Tuesday, April 26, 2011

Realities of Life in Victorian Times

I fully intended to talk of palaces and duchesses with pearl covered tea gowns when I started this blog. And I will yet. But for some unknown reason, the research I have been doing takes me into some of the realities of life for the majority of people. And many of these realities hit hard for the aristocracy, too. Take for example:

Bed bugs. What a joy. No matter your station in life, you might be visited by the bed bug, and it was no picnic to get him to move along. You could probably blame it on the maids, but it did not give you a better night's sleep to do so. I am not aware of the modern means of treating a house for bed bugs, but even today, I hear it is not easy. One woman in the 19th century wrote about tossing 20 pails full of water on the kitchen floor trying to drown them. All the parts of her bed were then immersed in water, after which they were laid out in the sun for two days. The bed's joints were painted with mercury ointment (beware the vapors thereafter, although they were unaware of it's toxicity and probably blamed the maids for the onset of illness) and the curtains were taken down and washed. If you think that was an easy task, kindly refer to my post on doing laundry. Bedroom curtains were often thick, heavy fabric to help keep the cold out, and just getting them into the boiling pot would have taken a bit of energy. From what I understand, bed bugs can live within the walls of a house, so depending on whether you lived in a stone castle or a stuccoed Belgrave Square mansion, you may have to learn what could be done to evict them from between the stones or plaster.

Life with mattresses. The less expensive beds were stuffed with wool flocking, which became lumps. The wool might also become fodder for moths. Therefore, the mattresses would have to be disassembled and the wool would have to be washed, boiled and teased. After that, you would have to hire someone to come in and put the mattress back together. Feather beds were the more spendy type, but every third year or so you would have to pull all the feathers out to clean them. So, I wonder, where would you put them all? On the floor to air, while you washed and waxed the ticking cover. Enjoy the 21st century!

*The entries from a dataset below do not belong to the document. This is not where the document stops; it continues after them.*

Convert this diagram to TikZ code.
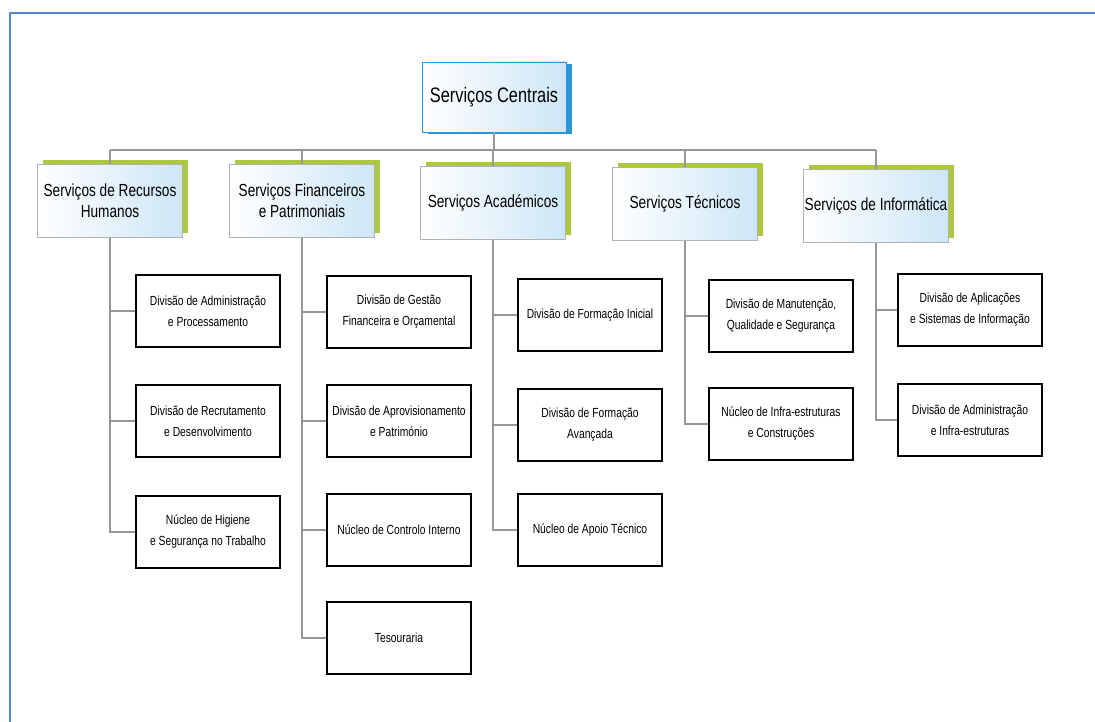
\documentclass[tikz,border=0pt]{standalone}
\usepackage{fontspec}
\setmainfont{Liberation Sans}[FakeStretch=0.78]
\usetikzlibrary{shadows}
\definecolor{frameblue}{RGB}{84,134,200}
\definecolor{topblue}{RGB}{40,150,215}
\definecolor{paleblue}{RGB}{205,230,246}
\definecolor{leafgreen}{RGB}{172,200,62}
\definecolor{linkgray}{RGB}{150,150,150}
\tikzset{
  topbox/.style={draw=topblue, line width=0.8pt, left color=white, right color=paleblue,
    minimum width=144pt, minimum height=70pt, inner sep=0pt, align=center,
    font=\fontsize{21}{25}\selectfont,
    general shadow={fill=topblue, shadow xshift=6pt, shadow yshift=-2pt}},
  servbox/.style={draw=black!30, line width=0.6pt, left color=white, right color=paleblue,
    minimum width=145pt, minimum height=73pt, inner sep=0pt, align=center,
    font=\fontsize{17.5}{21}\selectfont,
    general shadow={fill=leafgreen, shadow xshift=5pt, shadow yshift=4pt}},
  unitbox/.style={draw=black, line width=1.2pt, fill=white,
    minimum width=144pt, minimum height=72pt, inner sep=0pt, align=center,
    font=\fontsize{13.2}{21}\selectfont,
    path picture={\draw[line width=3pt] (path picture bounding box.south west) -- (path picture bounding box.south east);}},
  link/.style={draw=linkgray, line width=2pt}
}
\begin{document}
\begin{tikzpicture}[x=1pt,y=-1pt]
\useasboundingbox (0,0) rectangle (1095,722);
\fill[white] (0,0) rectangle (1095,722);
% outer frame
\draw[frameblue, line width=2pt] (10,722) -- (10,13) -- (1095,13);

% top level
\node[topbox] (sc) at (494,97) {Serviços Centrais};

% services
\node[servbox] (rh)  at (110,201) {Serviços de Recursos\\Humanos};
\node[servbox] (fin) at (302,201) {Serviços Financeiros\\e Patrimoniais};
\node[servbox] (aca) at (493,203) {Serviços Académicos};
\node[servbox] (tec) at (685,204) {Serviços Técnicos};
\node[servbox] (inf) at (876,206) {Serviços de Informática};

% units: Recursos Humanos
\node[unitbox] (rh1) at (208,311) {Divisão de Administração\\e Processamento};
\node[unitbox] (rh2) at (208,421) {Divisão de Recrutamento\\e Desenvolvimento};
\node[unitbox] (rh3) at (208,532) {Núcleo de Higiene\\e Segurança no Trabalho};
% units: Financeiros e Patrimoniais
\node[unitbox] (fin1) at (399,312) {Divisão de Gestão\\Financeira e Orçamental};
\node[unitbox] (fin2) at (399,421) {Divisão de Aprovisionamento\\e Património};
\node[unitbox] (fin3) at (399,530) {Núcleo de Controlo Interno};
\node[unitbox] (fin4) at (399,638) {Tesouraria};
% units: Académicos
\node[unitbox] (aca1) at (590,315) {Divisão de Formação Inicial};
\node[unitbox] (aca2) at (590,425) {Divisão de Formação\\Avançada};
\node[unitbox] (aca3) at (590,530) {Núcleo de Apoio Técnico};
% units: Técnicos
\node[unitbox] (tec1) at (781,316) {Divisão de Manutenção,\\Qualidade e Segurança};
\node[unitbox] (tec2) at (781,424) {Núcleo de Infra-estruturas\\e Construções};
% units: Informática
\node[unitbox] (inf1) at (970,310) {Divisão de Aplicações\\e Sistemas de Informação};
\node[unitbox] (inf2) at (970,420) {Divisão de Administração\\e Infra-estruturas};

% bus between the top box and the services
\coordinate (busL) at (110,150);
\coordinate (busR) at (876,150);
\draw[link] (sc.south) -- (sc.south |- busL);
\draw[link] (busL) -- (busR);
\foreach \s in {rh,fin,aca,tec,inf}
  \draw[link] (\s.north) -- (\s.north |- busL);

% service to unit links
\draw[link] (rh.south) |- (rh3.west);
\foreach \u in {rh1,rh2} \draw[link] (rh.south |- \u.west) -- (\u.west);
\draw[link] (fin.south) |- (fin4.west);
\foreach \u in {fin1,fin2,fin3} \draw[link] (fin.south |- \u.west) -- (\u.west);
\draw[link] (aca.south) |- (aca3.west);
\foreach \u in {aca1,aca2} \draw[link] (aca.south |- \u.west) -- (\u.west);
\draw[link] (tec.south) |- (tec2.west);
\draw[link] (tec.south |- tec1.west) -- (tec1.west);
\draw[link] (inf.south) |- (inf2.west);
\draw[link] (inf.south |- inf1.west) -- (inf1.west);
\end{tikzpicture}
\end{document}
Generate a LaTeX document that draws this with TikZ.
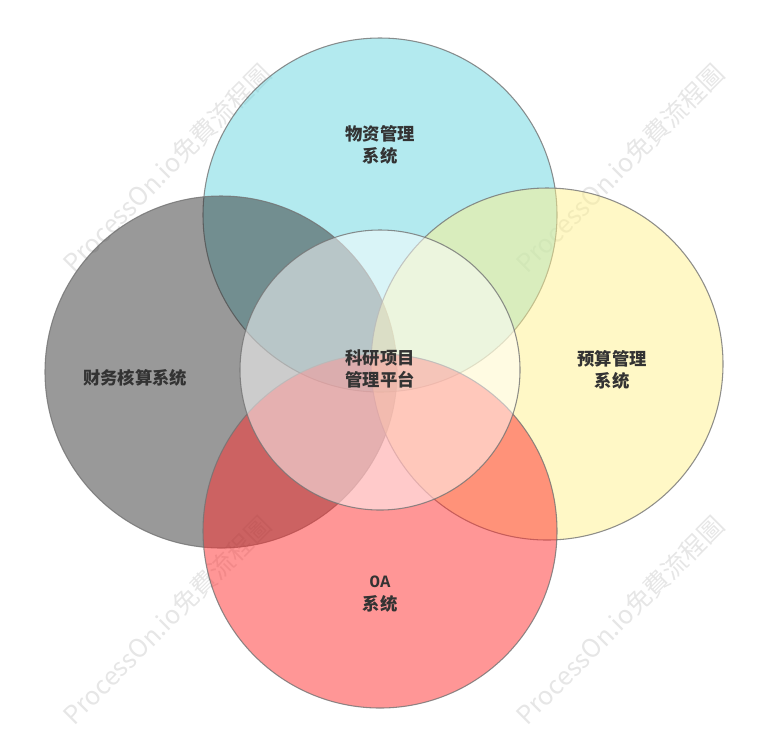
\documentclass[tikz,border=0pt]{standalone}
\usepackage{fontspec}
\newfontfamily\cjk{Noto Sans CJK SC}
\newfontfamily\wmfont{Noto Sans CJK TC}
\newfontfamily\oafont{Liberation Mono}
\usepackage{tikz}

\definecolor{wzcyan}{HTML}{67D5E0}
\definecolor{cwgray}{HTML}{333333}
\definecolor{ysyellow}{HTML}{FFF18D}
\definecolor{oared}{HTML}{FF2D2D}
\definecolor{txtgray}{HTML}{333333}
\definecolor{wmgray}{HTML}{E6E6E6}

\tikzset{
  ring/.style={draw=black!55, line width=0.8pt, fill opacity=0.5, draw opacity=0.8},
  sysname/.style={font=\cjk\fontsize{13}{17}\selectfont\bfseries, text=txtgray, align=center},
  watermark/.style={font=\wmfont\fontsize{19}{19}\selectfont, text=wmgray, rotate=45}
}

\begin{document}
\begin{tikzpicture}[x=0.75pt,y=-0.75pt]
\useasboundingbox (0,0) rectangle (759,744);

% watermarks
\node[watermark] (wm1) at (167,168) {ProcessOn.io免費流程圖};
\node[watermark] (wm2) at (620,168) {ProcessOn.io免費流程圖};
\node[watermark] (wm3) at (167,620) {ProcessOn.io免費流程圖};
\node[watermark] (wm4) at (620,620) {ProcessOn.io免費流程圖};

% the four systems
\filldraw[ring, fill=wzcyan] (380,215) circle (177);
\filldraw[ring, fill=cwgray] (221,372) circle (176);
\filldraw[ring, fill=ysyellow] (547,364) circle (176);
\filldraw[ring, fill=oared] (380,531) circle (177);

% platform in the middle
\filldraw[ring, fill=white] (380,370) circle (140);

\node[sysname] (wuzi) at (380,145) {物资管理\\系统};
\node[sysname] (caiwu) at (135,378) {财务核算系统};
\node[sysname] (yusuan) at (612,370) {预算管理\\系统};
\node[sysname] (oa) at (380,594) {{\oafont\bfseries OA}\\系统};
\node[sysname] (keyan) at (380,369) {科研项目\\管理平台};
\end{tikzpicture}
\end{document}
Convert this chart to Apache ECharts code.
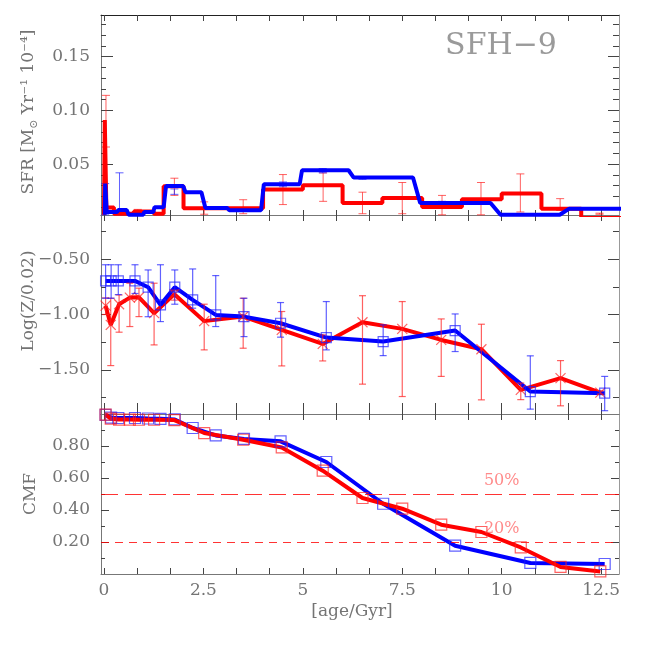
<!DOCTYPE html>
<html><head><meta charset="utf-8">
<script src="https://cdn.jsdelivr.net/npm/echarts@6/dist/echarts.min.js"></script>
<style>html,body{margin:0;padding:0;background:#fff}#c{width:654px;height:654px}</style>
</head><body><div id="c"></div>
<script>
// ---------- DATA ----------
// Top panel: star formation rate (step histories)
const redSfrEdges  = [0.0, 0.02, 0.06, 0.25, 0.75, 1.25, 1.5, 2.0, 4.0, 5.0, 6.0, 7.0, 8.0, 9.0, 10.0, 11.0, 12.0, 13.0];
const redSfrValues = [0.003, 0.091, 0.0097, 0.004, 0.006, 0.004, 0.0295, 0.009, 0.0264, 0.0304, 0.014, 0.0186, 0.0102, 0.0174, 0.0227, 0.0087, 0.0];
const blueSfrAge = [0.02, 0.03, 0.05, 0.07, 0.33, 0.36, 0.57, 0.62, 0.99, 1.01, 1.24, 1.27, 1.5, 1.56, 1.99, 2.05, 2.45, 2.55, 3.1, 3.15, 3.95, 4.02, 4.92, 4.98, 6.15, 6.28, 7.77, 7.95, 9.72, 9.97, 11.46, 11.7, 13.0];
const blueSfrVal = [0.003, 0.032, 0.032, 0.0056, 0.0056, 0.0075, 0.0075, 0.003, 0.003, 0.0056, 0.0056, 0.010, 0.010, 0.0298, 0.0298, 0.024, 0.024, 0.0093, 0.0093, 0.0072, 0.0072, 0.0314, 0.0314, 0.0444, 0.0444, 0.0376, 0.0376, 0.014, 0.014, 0.003, 0.003, 0.0087, 0.0087];
const redSfrErrAge = [0.05, 0.85, 1.77, 2.52, 3.5, 4.5, 5.51, 6.5, 7.5, 8.5, 9.48, 10.47, 11.47, 12.46];
const redSfrErrLo  = [0.066, 0.004, 0.021, 0.0035, 0.004, 0.0125, 0.0155, 0.004, 0.004, 0.003, 0.003, 0.0056, 0.007, 0.0035];
const redSfrErrHi  = [0.114, 0.008, 0.037, 0.015, 0.017, 0.0404, 0.0419, 0.024, 0.033, 0.021, 0.033, 0.041, 0.018, 0.0045];
const blueSfrErrAge = [0.03, 0.39, 1.77, 4.5, 5.5, 6.5, 8.5, 10.5];
const blueSfrErrLo  = [0.003, 0.003, 0.022, 0.029, 0.042, 0.036, 0.013, 0.0028];
const blueSfrErrHi  = [0.032, 0.042, 0.027, 0.0335, 0.046, 0.038, 0.0155, 0.0035];

// Middle panel: metallicity
const redAge = [0.04, 0.17, 0.38, 0.65, 0.88, 1.26, 1.77, 2.52, 3.5, 4.47, 5.5, 6.5, 7.5, 8.48, 9.49, 10.48, 11.48, 12.48];
const redZ   = [-0.92, -1.094, -0.907, -0.847, -0.844, -0.988, -0.816, -1.06, -1.019, -1.139, -1.266, -1.07, -1.13, -1.23, -1.314, -1.682, -1.576, -1.706];
const redZLo = [-1.0, -1.462, -1.16, -1.109, -1.019, -1.275, -0.87, -1.32, -1.305, -1.465, -1.42, -1.63, -1.742, -1.56, -1.772, -1.77, -1.826, -1.72];
const redZHi = [-0.85, -0.853, -0.823, -0.717, -0.762, -0.717, -0.78, -0.907, -0.853, -0.973, -1.184, -0.83, -0.883, -1.04, -1.088, -1.62, -1.417, -1.69];
const blueAge = [0.04, 0.18, 0.36, 0.78, 1.11, 1.42, 1.78, 2.23, 2.81, 3.52, 4.44, 5.59, 7.02, 8.83, 10.72, 12.59];
const blueZ   = [-0.696, -0.696, -0.696, -0.696, -0.753, -0.913, -0.753, -0.868, -1.004, -1.019, -1.079, -1.209, -1.245, -1.145, -1.697, -1.712];
const blueZLo = [-0.853, -0.853, -0.82, -0.81, -1.02, -1.064, -0.907, -0.943, -1.109, -1.2, -1.205, -1.32, -1.372, -1.335, -1.856, -1.87];
const blueZHi = [-0.55, -0.55, -0.55, -0.55, -0.597, -0.55, -0.597, -0.588, -0.648, -0.853, -0.892, -0.883, -1.094, -0.995, -1.374, -1.56];

// Bottom panel: cumulative mass fraction
const redCmf  = [0.996, 0.971, 0.965, 0.965, 0.964, 0.964, 0.962, 0.881, 0.839, 0.791, 0.646, 0.475, 0.408, 0.308, 0.2625, 0.166, 0.044, 0.016];
const blueCmf = [0.995, 0.977, 0.975, 0.975, 0.972, 0.970, 0.966, 0.9125, 0.866, 0.844, 0.829, 0.70, 0.439, 0.177, 0.069, 0.0625];
const cmfLevels = [0.5, 0.2];
const cmfLevelLabels = ['50%', '20%'];

// Ticks and tick labels
const xTickValues  = [0, 0.8333333, 1.6666667, 2.5, 3.3333333, 4.1666667, 5, 5.8333333, 6.6666667, 7.5, 8.3333333, 9.1666667, 10, 10.8333333, 11.6666667, 12.5];
const xLabelValues = [0, 2.5, 5, 7.5, 10, 12.5];
const sfrMajor = [0.05, 0.10, 0.15];
const sfrMinor = [0.01, 0.02, 0.03, 0.04, 0.06, 0.07, 0.08, 0.09, 0.11, 0.12, 0.13, 0.14, 0.16, 0.17, 0.18];
const zMajor = [-0.5, -1.0, -1.5];
const zMinor = [-0.25, -0.75, -1.25, -1.75];
const cmfMajor = [0.2, 0.4, 0.6, 0.8];
const cmfMinor = [0.1, 0.3, 0.5, 0.7, 0.9];

// ---------- STYLE ----------
const FONT = 'DejaVu Serif';
const LBL = '#747474';
const FRAME = '#777';
const TICK = '#444';
const RED = '#ff0000', BLUE = '#0000ff';
const RED_T = 'rgba(255,30,30,0.7)', BLUE_T = 'rgba(30,30,255,0.7)';
const X_MIN = -0.075, X_MAX = 12.95;
const yRange = [[0.0028, 0.1887], [-1.9, -0.1], [0, 1]];

const grids = [
  {left: 101, top: 15, width: 518, height: 200},
  {left: 101, top: 215, width: 518, height: 199},
  {left: 101, top: 414, width: 518, height: 160}
];

function xAx(g, pos, tickLen, showLabel, lineColor) {
  return {
    type: 'value', gridIndex: g, position: pos, min: X_MIN, max: X_MAX,
    axisLine: {show: true, onZero: false, lineStyle: {color: lineColor || FRAME, width: 1}},
    axisTick: {show: true, inside: true, length: tickLen, customValues: xTickValues, lineStyle: {color: TICK}},
    axisLabel: {show: showLabel, customValues: xLabelValues, formatter: v => String(v), margin: 8,
      color: LBL, fontFamily: FONT, fontSize: 17},
    splitLine: {show: false}
  };
}
function yAx(g, pos, ticks, tickLen, opts) {
  opts = opts || {};
  return {
    type: 'value', gridIndex: g, position: pos, min: yRange[g][0], max: yRange[g][1],
    axisLine: {show: !!opts.line, onZero: false, lineStyle: {color: opts.lineColor || FRAME, width: 1}},
    axisTick: {show: true, inside: true, length: tickLen, customValues: ticks, lineStyle: {color: TICK}},
    axisLabel: {show: !!opts.fmt, customValues: ticks, formatter: opts.fmt, margin: 11,
      color: LBL, fontFamily: FONT, fontSize: 17},
    splitLine: {show: false}
  };
}
const fmt2 = v => v.toFixed(2).replace('-', '\u2212');

const xAxis = [
  xAx(0, 'bottom', 5, false), xAx(0, 'top', 6, false, '#222'),
  xAx(1, 'bottom', 11, false), xAx(1, 'top', 6, false),
  xAx(2, 'bottom', 6, true), xAx(2, 'top', 6, false)
];
const yAxis = [
  yAx(0, 'left', sfrMajor, 12, {line: true, fmt: fmt2}), yAx(0, 'left', sfrMinor, 5),
  yAx(0, 'right', sfrMajor, 11, {line: true, lineColor: '#999'}), yAx(0, 'right', sfrMinor, 6),
  yAx(1, 'left', zMajor, 10, {line: true, fmt: fmt2}), yAx(1, 'left', zMinor, 5),
  yAx(1, 'right', zMajor, 11, {line: true, lineColor: '#999'}), yAx(1, 'right', zMinor, 6),
  yAx(2, 'left', cmfMajor, 8, {line: true, fmt: fmt2}), yAx(2, 'left', cmfMinor, 4),
  yAx(2, 'right', cmfMajor, 8, {line: true, lineColor: '#999'}), yAx(2, 'right', cmfMinor, 4)
];

function errMark(marker, color, size, cap, lw) {
  return function (params, api) {
    const x = api.value(0), y = api.value(1), lo = api.value(2), hi = api.value(3);
    const st = {stroke: color, lineWidth: lw || 1, fill: 'none'};
    const ch = [];
    if (lo !== hi) {
      const a = api.coord([x, lo]), b = api.coord([x, hi]);
      ch.push({type: 'line', shape: {x1: a[0], y1: a[1], x2: b[0], y2: b[1]}, style: st});
      ch.push({type: 'line', shape: {x1: a[0] - cap, y1: a[1], x2: a[0] + cap, y2: a[1]}, style: st});
      ch.push({type: 'line', shape: {x1: b[0] - cap, y1: b[1], x2: b[0] + cap, y2: b[1]}, style: st});
    }
    const c = api.coord([x, y]), h = size / 2;
    if (marker === 'cross') {
      ch.push({type: 'line', shape: {x1: c[0] - h, y1: c[1] - h, x2: c[0] + h, y2: c[1] + h}, style: st});
      ch.push({type: 'line', shape: {x1: c[0] - h, y1: c[1] + h, x2: c[0] + h, y2: c[1] - h}, style: st});
    } else if (marker === 'square') {
      ch.push({type: 'rect', shape: {x: c[0] - h, y: c[1] - h, width: size, height: size}, style: st});
    }
    return {type: 'group', children: ch};
  };
}
function zip4(a, b, c, d) { return a.map((v, i) => [v, b[i], c[i], d[i]]); }

const redSfrLine = redSfrValues.map((v, i) => [redSfrEdges[i], v]);
redSfrLine.push([redSfrEdges[redSfrEdges.length - 1], redSfrValues[redSfrValues.length - 1]]);

const series = [
  // top panel
  {type: 'custom', xAxisIndex: 0, yAxisIndex: 0, z: 2, silent: true,
   renderItem: errMark('none', RED_T, 0, 4),
   data: zip4(redSfrErrAge, redSfrErrHi, redSfrErrLo, redSfrErrHi)},
  {type: 'custom', xAxisIndex: 0, yAxisIndex: 0, z: 2, silent: true,
   renderItem: errMark('none', BLUE_T, 0, 4),
   data: zip4(blueSfrErrAge, blueSfrErrHi, blueSfrErrLo, blueSfrErrHi)},
  {type: 'line', xAxisIndex: 0, yAxisIndex: 0, z: 3, step: 'end', showSymbol: false, silent: true,
   lineStyle: {color: RED, width: 4}, data: redSfrLine},
  {type: 'line', xAxisIndex: 0, yAxisIndex: 0, z: 4, showSymbol: false, silent: true,
   lineStyle: {color: BLUE, width: 4}, data: blueSfrAge.map((a, i) => [a, blueSfrVal[i]])},
  // middle panel
  {type: 'line', xAxisIndex: 2, yAxisIndex: 4, z: 3, showSymbol: false, silent: true,
   lineStyle: {color: RED, width: 4}, data: redAge.map((a, i) => [a, redZ[i]])},
  {type: 'line', xAxisIndex: 2, yAxisIndex: 4, z: 4, showSymbol: false, silent: true,
   lineStyle: {color: BLUE, width: 4}, data: blueAge.map((a, i) => [a, blueZ[i]])},
  {type: 'custom', xAxisIndex: 2, yAxisIndex: 4, z: 5, silent: true,
   renderItem: errMark('cross', RED_T, 10, 3.5, 1.2),
   data: zip4(redAge, redZ, redZLo, redZHi)},
  {type: 'custom', xAxisIndex: 2, yAxisIndex: 4, z: 5, silent: true,
   renderItem: errMark('square', BLUE_T, 10, 3.5, 1.2),
   data: zip4(blueAge, blueZ, blueZLo, blueZHi)},
  // bottom panel
  {type: 'line', xAxisIndex: 4, yAxisIndex: 8, z: 3, showSymbol: false, silent: true,
   lineStyle: {color: BLUE, width: 4}, data: blueAge.map((a, i) => [a, blueCmf[i]])},
  {type: 'line', xAxisIndex: 4, yAxisIndex: 8, z: 4, showSymbol: false, silent: true,
   lineStyle: {color: RED, width: 4}, data: redAge.map((a, i) => [a, redCmf[i]]),
   markLine: {silent: true, symbol: 'none', animation: false, label: {show: false},
     data: cmfLevels.map((lv, i) => ({yAxis: lv,
       lineStyle: {color: 'rgba(255,0,0,0.8)', width: 1, type: i === 0 ? [17, 7] : [8, 6]}}))}},
  {type: 'custom', xAxisIndex: 4, yAxisIndex: 8, z: 5, silent: true,
   renderItem: errMark('square', BLUE_T, 11, 0, 1.2),
   data: zip4(blueAge, blueCmf, blueCmf, blueCmf)},
  {type: 'custom', xAxisIndex: 4, yAxisIndex: 8, z: 5, silent: true,
   renderItem: errMark('square', RED_T, 11, 0, 1.2),
   data: zip4(redAge, redCmf, redCmf, redCmf)},
  {type: 'scatter', xAxisIndex: 4, yAxisIndex: 8, z: 6, silent: true, symbolSize: 0,
   label: {show: true, position: 'top', distance: 5, formatter: p => cmfLevelLabels[p.dataIndex],
     color: 'rgba(255,60,60,0.75)', fontFamily: FONT, fontSize: 16},
   data: cmfLevels.map(lv => [10.0, lv])}
];

const nameStyle = {fill: LBL, fontFamily: FONT, fontSize: 17, align: 'center', verticalAlign: 'middle'};
const graphic = [
  {type: 'text', x: 501, y: 46, style: {text: 'SFH\u22129', fill: '#9a9a9a', fontFamily: FONT, fontSize: 30,
    align: 'center', verticalAlign: 'middle'}},
  {type: 'text', x: 352, y: 612, style: Object.assign({text: '[age/Gyr]'}, nameStyle)},
  {type: 'text', x: 29, y: 112, rotation: Math.PI / 2, style: Object.assign({
    text: '{n|SFR [M}{s|\u2299}{n| Yr\u207B\u00B9 10\u207B\u2074]}',
    rich: {n: {fill: LBL, fontFamily: FONT, fontSize: 17, verticalAlign: 'middle', lineHeight: 22},
           s: {fill: LBL, fontFamily: FONT, fontSize: 11, verticalAlign: 'bottom', lineHeight: 12}}
  }, nameStyle)},
  {type: 'text', x: 29, y: 301, rotation: Math.PI / 2, style: Object.assign({text: 'Log(Z/0.02)'}, nameStyle)},
  {type: 'text', x: 31, y: 494, rotation: Math.PI / 2, style: Object.assign({text: 'CMF'}, nameStyle)}
];

const chart = echarts.init(document.getElementById('c'), null, {renderer: 'canvas'});
chart.setOption({animation: false, backgroundColor: '#fff', grid: grids, xAxis, yAxis, series, graphic});
</script></body></html>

I am sure you are dismayed enough by now, but I thought that you should know why families only did their laundry every five to six weeks. It turns out that it is because of the etiquette books. One of them, for example, stated that "a family wash should be performed as seldom as possible". And one was, of course, to abide the etiquette books for fear of becoming a social outcast. One would surely not want a reputation for doing the laundry more than once a month!

Many thanks to Liza Picard's book, Victorian London. (Again.)